For results based on the total sample of national adults, the margin of sampling error is ±2 percentage points at the 95% confidence level.
Interviews are conducted with respondents on landline telephones and cellular phones, with interviews conducted in Spanish for respondents who are primarily Spanish-speaking. Each sample of national adults includes a minimum quota of 50% cellphone respondents and 50% landline respondents, with additional minimum quotas by region. Landline and cell telephone numbers are selected using random-digit-dial methods. Landline respondents are chosen at random within each household on the basis of which member had the most recent birthday.
Samples are weighted to correct for unequal selection probability, nonresponse, and double coverage of landline and cell users in the two sampling frames.
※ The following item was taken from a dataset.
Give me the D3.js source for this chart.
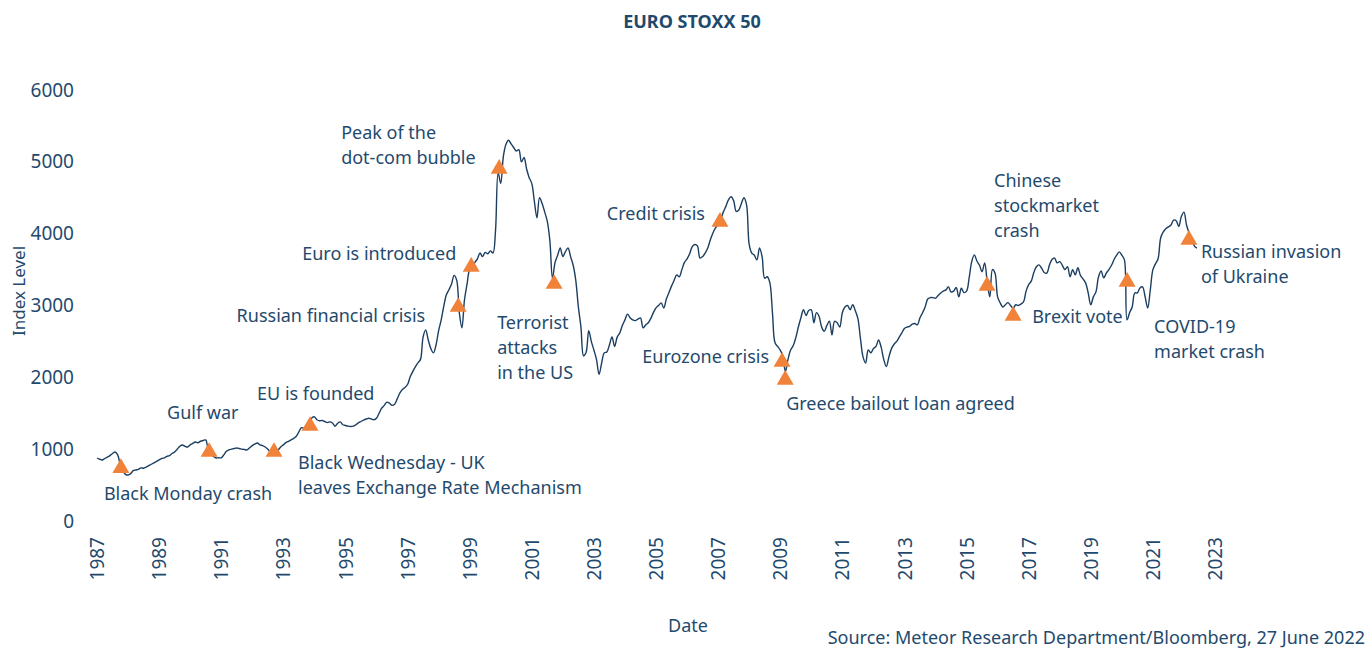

They are also weighted to match the national demographics of gender, age, race, Hispanic ethnicity, education, region, population density, and phone status (cellphone only/landline only/both, and cellphone mostly). Demographic weighting targets are based on the March 2012 Current Population Survey figures for the aged 18 and older U.S. population. Phone status targets are based on the July-December 2011 National Health Interview Survey. Population density targets are based on the 2010 census. All reported margins of sampling error include the computed design effects for weighting.
In addition to sampling error, question wording and practical difficulties in conducting surveys can introduce error or bias into the findings of public opinion polls.